坂を上り、途中伊賀坂という路地に入り、小学校の脇を抜けたところに面白いちょうちんがぶら下がる民家があった。 このあたりのオピニオンリーダーなのだろう。 ちょうちんの防犯表示ははじめて見た。
白山から春日へ下ると、道の先のほうに文京区役所(文京シビックセンター)の豪華なビルが見えてきた。 東京都庁もえげつないがここも似たところがある。
でも街はいい。 えんま通りという商店街、歩道上だけのアーケードがある。 大きなスーパーが少ないので商店街は活気がある。 えんまというのはこんにゃくえんまのことである。
こんにゃくえんま・・・本名は源覚寺。 ここのこんにゃくえんまの人気で実はとても大きな寺になっている。 ここでちょっと・・・
【こんにゃくえんまの話】http://www.genkakuji.or.jp/
昔ある村に閻魔大王を祭ったお堂があった。閻魔なので人気もなく寂しいお堂だった。ところがこのえんま堂に、雨が降っても風が吹いても、毎日お参りに来るおばあさんがいた。おばあさんは両方とも目が見えないので、孫の小さな女の子に手を引かせて来るのだった。
彼岸のある日、お参りに来たおばあさんは、いつもの様にえんまの前に座り、孫の女の子はえんまが怖いので、おばあさんの後ろに隠れていた。「どうかこのババの目を治してくだされ」とおばあさんは繰り返し拝んだ。
「これ、ババよ。お前の願いを聞いてとらす。」
えんまが口を聞いたので、おばあさんはビックリして上を向くと、おばあさんの右の目が開いた。すると一緒にいた女の子が叫んだ。
「あっ、えんまさまの目が一つない」
おばあさんが見てみると、確かにえんまの目が一つ潰れていた。
「ああ、申し訳ない。えんまさまをかたわにして、わしが見えるようになるとは。ああ、もったいない、もったいない」
すると、片目のえんまさまが言った。
「まあ、そう心配せんでもいい。わしはお前たちと違うて、別に働かなければならんということもない。ただここにこうしておる分には、片目でも十分じゃ」
「へえ、もったいない。ところで何か、お礼をさせていただきとうございますが」
「お礼か。そんなものはいらぬ」
「いいえ、わたしに出来ます事をさせてくださいまし」
「それでは、こんにゃくを供えてくれ。わしは、こんにゃくが大好きでな」
それからおばあさんは、毎日毎日、えんま様にこんにゃくをお供えした。
その事が村で評判になり、えんま様は『こんにゃくえんま』と呼ばれるようになった。
いい話だ。 こういう言い伝えは素直に聞きたい。 ところでここにはもうひとつ面白いものがあった。
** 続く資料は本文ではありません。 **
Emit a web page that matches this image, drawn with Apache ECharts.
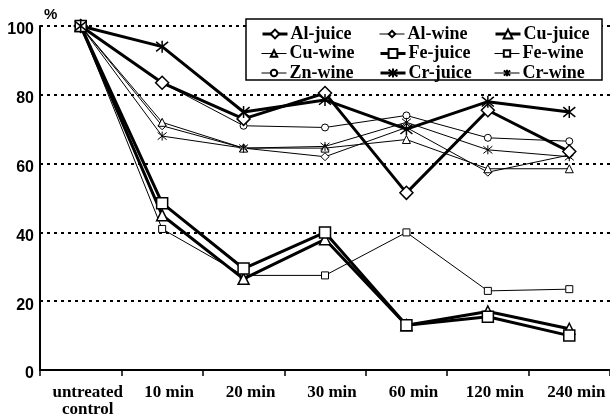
<!DOCTYPE html>
<html><head><meta charset="utf-8">
<script src="https://cdn.jsdelivr.net/npm/echarts@6/dist/echarts.min.js"></script>
<style>html,body{margin:0;padding:0;background:#fff}#c{width:610px;height:416px}</style>
</head><body><div id="c"></div>
<script>
const categories = ['untreated\ncontrol', '10 min', '20 min', '30 min', '60 min', '120 min', '240 min'];
const yTicks = [0, 20, 40, 60, 80, 100];
const alJuice = [100, 83.5, 73, 80.5, 51.5, 75.5, 63.5];
const alWine  = [100, 71, 64.5, 62, 70.5, 57.5, 62.5];
const cuJuice = [100, 45, 26.5, 38, 13, 17, 12];
const cuWine  = [100, 72, 64.5, 64.5, 67, 58.5, 58.5];
const feJuice = [100, 48.5, 29.5, 40, 13, 15.5, 10];
const feWine  = [100, 41, 27.5, 27.5, 40, 23, 23.5];
const znWine  = [100, 83.5, 71, 70.5, 74, 67.5, 66.5];
const crJuice = [100, 94, 75, 78.5, 70, 78, 75];
const crWine  = [100, 68, 64.5, 65, 72, 64, 62];

const STAR = 'path://M1,1L9,9M9,1L1,9M5,0L5,10';
const juiceSet = {};
function mk(name, data, symbol, juice, size) {
  const star = symbol === STAR;
  juiceSet[name] = juice;
  return {
    name, type: 'line', data, symbol, symbolSize: size,
    showSymbol: true, animation: false,
    lineStyle: { color: '#000', width: juice ? 3 : 1 },
    itemStyle: { color: star ? '#000' : '#fff', borderColor: '#000', borderWidth: juice ? 1.5 : 1 },
    z: juice ? 3 : 2,
    emphasis: { disabled: true }
  };
}
const series = [
  mk('Al-juice', alJuice, 'diamond', true, 13),
  mk('Al-wine', alWine, 'diamond', false, 8),
  mk('Cu-juice', cuJuice, 'triangle', true, 11),
  mk('Cu-wine', cuWine, 'triangle', false, 8),
  mk('Fe-juice', feJuice, 'rect', true, 11),
  mk('Fe-wine', feWine, 'rect', false, 7),
  mk('Zn-wine', znWine, 'circle', false, 7),
  mk('Cr-juice', crJuice, STAR, true, 12),
  mk('Cr-wine', crWine, STAR, false, 9)
];
const legendColumns = [
  ['Al-juice', 'Cu-wine', 'Zn-wine'],
  ['Al-wine', 'Fe-juice', 'Cr-juice'],
  ['Cu-juice', 'Fe-wine', 'Cr-wine']
];
const colLeft = [261, 379, 494];
const rowMid = [34, 53.5, 73];
const legTxt = { fontFamily: 'Liberation Serif', fontWeight: 'bold', fontSize: 18, color: '#000', lineHeight: 19, padding: [0,0,0,-2] };
const legends = [];
legendColumns.forEach((col, ci) => col.forEach((name, ri) => {
  const j = juiceSet[name];
  const h = j ? 11 : 8;
  legends.push({
    orient: 'horizontal', left: colLeft[ci], top: rowMid[ri] - 9.5, padding: 0,
    itemWidth: 25, itemHeight: h,
    data: [{ name, lineStyle: { width: j ? 3 : 1, color: '#000' } }],
    textStyle: legTxt, z: 6, selectedMode: false
  });
}));
const chart = echarts.init(document.getElementById('c'), null, { renderer: 'canvas' });
chart.setOption({
  backgroundColor: '#fff',
  animation: false,
  grid: { left: 40, right: 0, top: 26, bottom: 46, containLabel: false, outerBoundsMode: 'none' },
  graphic: [{ type: 'rect', shape: { x: 246, y: 19, width: 356, height: 61 }, style: { fill: '#fff', stroke: '#000', lineWidth: 1.5 }, z: 5 }],
  legend: legends,
  xAxis: {
    type: 'category', data: categories, boundaryGap: true,
    axisLine: { lineStyle: { color: '#000', width: 2 } },
    axisTick: { show: true, length: 6, lineStyle: { color: '#000', width: 1.5 } },
    axisLabel: { color: '#000', fontFamily: 'Liberation Serif', fontWeight: 'bold', fontSize: 17, lineHeight: 17, margin: 14, padding: [0,0,0,14], interval: 0 },
    splitLine: { show: false }
  },
  yAxis: {
    type: 'value', min: yTicks[0], max: yTicks[yTicks.length - 1], interval: 20,
    name: '%', nameLocation: 'end', nameGap: 4,
    nameTextStyle: { color: '#000', fontFamily: 'Liberation Sans', fontWeight: 'bold', fontSize: 15, align: 'left', padding: [0,0,0,4] },
    axisLine: { show: true, lineStyle: { color: '#000', width: 2 } },
    axisTick: { show: false },
    axisLabel: { color: '#000', fontFamily: 'Liberation Sans', fontWeight: 'bold', fontSize: 16, margin: 6, verticalAlign: 'top', padding: [-4,0,0,0] },
    splitLine: { show: true, lineStyle: { color: '#000', width: 2, type: [3, 4] } }
  },
  series
});
</script></body></html>
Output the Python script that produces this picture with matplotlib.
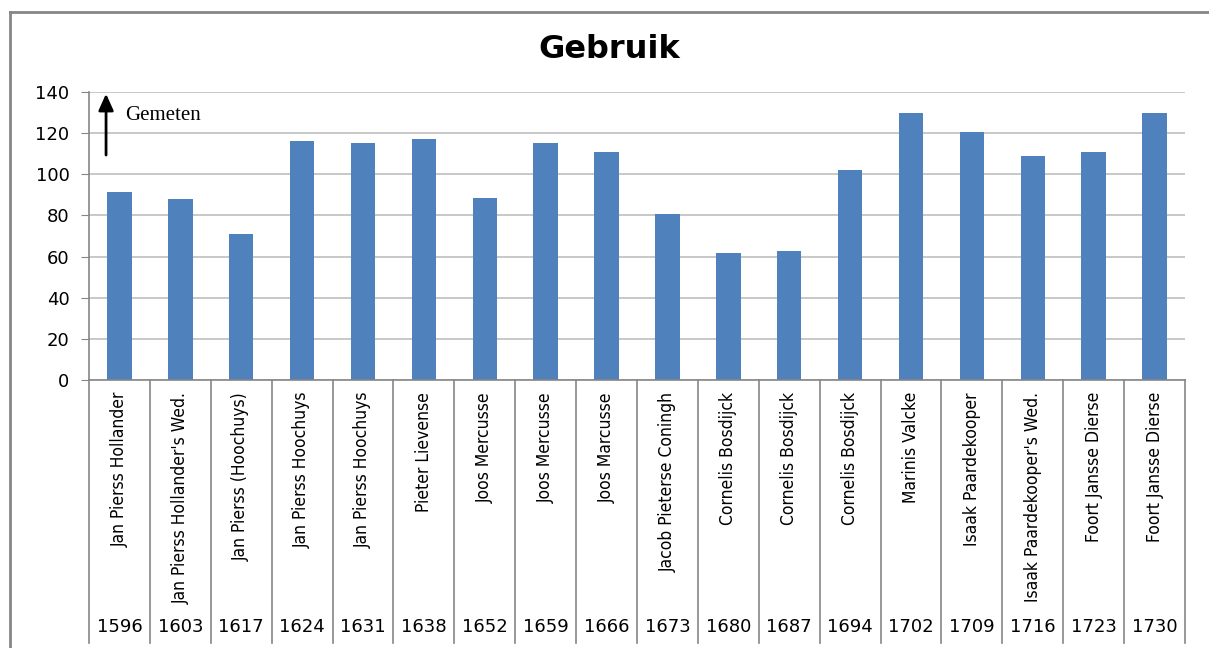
import matplotlib
matplotlib.use("Agg")
import matplotlib.pyplot as plt
from matplotlib.patches import Rectangle
import matplotlib.transforms as mtransforms

names = ["Jan Pierss Hollander", "Jan Pierss Hollander's Wed.", "Jan Pierss (Hoochuys)",
         "Jan Pierss Hoochuys", "Jan Pierss Hoochuys", "Pieter Lievense",
         "Joos Mercusse", "Joos Mercusse", "Joos Marcusse",
         "Jacob Pieterse Coningh", "Cornelis Bosdijck", "Cornelis Bosdijck",
         "Cornelis Bosdijck", "Marinis Valcke", "Isaak Paardekooper",
         "Isaak Paardekooper's Wed.", "Foort Jansse Dierse", "Foort Jansse Dierse"]
years = ["1596", "1603", "1617", "1624", "1631", "1638", "1652", "1659", "1666",
         "1673", "1680", "1687", "1694", "1702", "1709", "1716", "1723", "1730"]
gebruik = [91.2, 88.0, 70.8, 116.0, 115.2, 117.3, 88.7, 115.4, 110.7,
           80.7, 61.6, 62.9, 102.1, 129.8, 120.4, 108.9, 110.7, 129.8]

bar_col = "#4F81BD"
axis_col = "#868686"
grid_col = "#BFBFBF"

W, H = 1209, 648
fig = plt.figure(figsize=(W / 100, H / 100), dpi=100)
ax = fig.add_axes([89 / W, 1 - 380 / H, (1185 - 89) / W, (380 - 92) / H])

x = list(range(len(gebruik)))
ax.bar(x, gebruik, width=0.4, color=bar_col, zorder=2)
ax.set_xlim(-0.5, len(gebruik) - 0.5)
ax.set_ylim(0, 140)
ax.set_yticks(range(0, 141, 20))
ax.tick_params(axis="y", direction="out", length=6, color=axis_col,
               labelsize=13, pad=8)
ax.set_xticks([])
ax.yaxis.grid(True, color=grid_col, lw=1.2, zorder=0)
for s in ["top", "right"]:
    ax.spines[s].set_visible(False)
for s in ["left", "bottom"]:
    ax.spines[s].set_color(axis_col)
    ax.spines[s].set_linewidth(1.2)

# category table under the axis
trans = mtransforms.blended_transform_factory(ax.transData, ax.transAxes)
y_sep = (380 - 643) / 288
for b in range(len(gebruik) + 1):
    ax.plot([b - 0.5, b - 0.5], [0, y_sep], transform=trans, color=axis_col,
            lw=1.2, clip_on=False)
for i, (n, yr) in enumerate(zip(names, years)):
    ax.text(i, -12 / 288, n, transform=trans, rotation=90, ha="center",
            va="top", fontsize=12.5, fontstretch="condensed")
    ax.text(i, -247 / 288, yr, transform=trans, ha="center", va="center",
            fontsize=13)

# "Gemeten" box with arrow
ax.add_patch(Rectangle((-0.48, 106), 2.55, 35.5, facecolor="white",
                       edgecolor="none", zorder=1.5, clip_on=False))
ax.annotate("", xy=(-0.22, 140.5), xytext=(-0.22, 108),
            arrowprops=dict(arrowstyle="-|>,head_width=0.45,head_length=1.0",
                            color="black", lw=2), zorder=3, annotation_clip=False)
ax.text(0.1, 128.5, "Gemeten", family="Liberation Serif", fontsize=15,
        va="center", ha="left", zorder=3)

fig.text(609 / W, 1 - 49 / H, "Gebruik", ha="center", va="center",
         fontsize=23, fontweight="bold", family="DejaVu Sans")

# chart area border (left and top edges visible)
fig.add_artist(plt.Line2D([10 / W, 10 / W], [0, 1 - 12 / H], color=axis_col,
                          lw=2, transform=fig.transFigure))
fig.add_artist(plt.Line2D([10 / W, 1], [1 - 12 / H, 1 - 12 / H],
                          color=axis_col, lw=2, transform=fig.transFigure))

fig.savefig("out.png", dpi=100)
この鐘、汎太平洋の鐘という。1690年に鋳造され設置されたが、1937年にサイパン島に建てられた南洋寺に転出した。ところが1944年にサイパンで日本軍は玉砕。それが1965年にアメリカ本土で発見され、1974年に寺に戻ってきたとある。 鉄砲玉にならなかっただけでなく、こうしてまだ戻ってくるというのもまた近代の言い伝えになりそうだ。
源覚寺はいつまでも栄えそうな気がする。 商魂だと見る方もあるだろうが、そこは素直に喜びたい気がするのである。
というわけで、今日の散歩は終わり。 都心の散歩もなかなか楽しいものである。